140. Letter From the Chairman of the Policy Planning Council (Owen) to the President’s Special Assistant (Rostow)1

Walt:

This is a personal note to express my concern that we may not be grappling seriously and urgently enough with the question of an ABM freeze.

My purpose here isn’t to pass judgment on the issue, but to stress the need for doing more than we are now doing, in order to be able to reach a deliberate decision on that issue before such a decision is forced on us by a series of inter-acting Soviet deployment and ad hoc U.S. budgetary decisions.

In the broadest sense, the question is where trends in strategic offensive and defensive weapons (on which we recently had an excellent DOD briefing in the Thursday group) are taking us, and whether there is any alternative to drifting into the more dangerous and unstable strategic world which these trends may foreshadow. We may not be able to find an alternative (such as a viable ABM freeze), but we ought to be looking for one before events carry us further downstream.

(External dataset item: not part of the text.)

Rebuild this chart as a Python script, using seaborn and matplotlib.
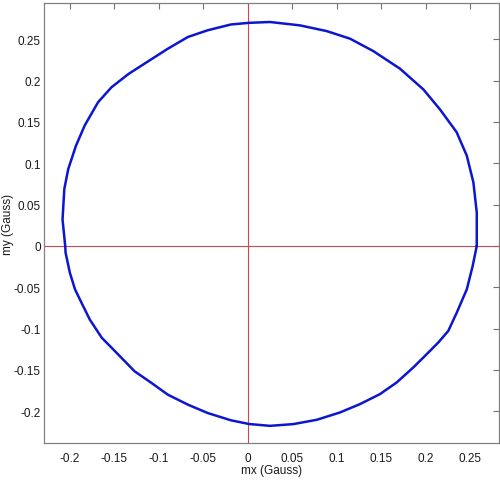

We ought not to assume that because the Soviets are now deploying ABM’s they might not draw them back if we proposed some alternative means of meeting both sides’ security needs.

The bureaucracy may be too unwieldy to meet this in time without a prod from the President. Failing this, all you are likely to get is a staffing out of possible ABM weapons effects by various ABM weapons proponents. (We are currently arranging to get the DOD study and briefing to which you were exposed and which Bob Ginsburgh was kind enough to tell me about.) This doesn’t fully meet the President’s need as he reaches for decision, however.

Proposal: I would urge setting up a Wise Man’s Group, made up of inside and outside talent, which would work full-time on this problem, on the QT, in order to present to the President a careful evaluation of alternative courses—before the range of options is precluded by the march of events, here and in the U.S.S.R.

Henry Owen 2
  1. Source: Johnson Library, National Security File, Name File, Spurgeon Keeny Memos, Box 5. Secret.
  2. Printed from a copy that bears this typed signature.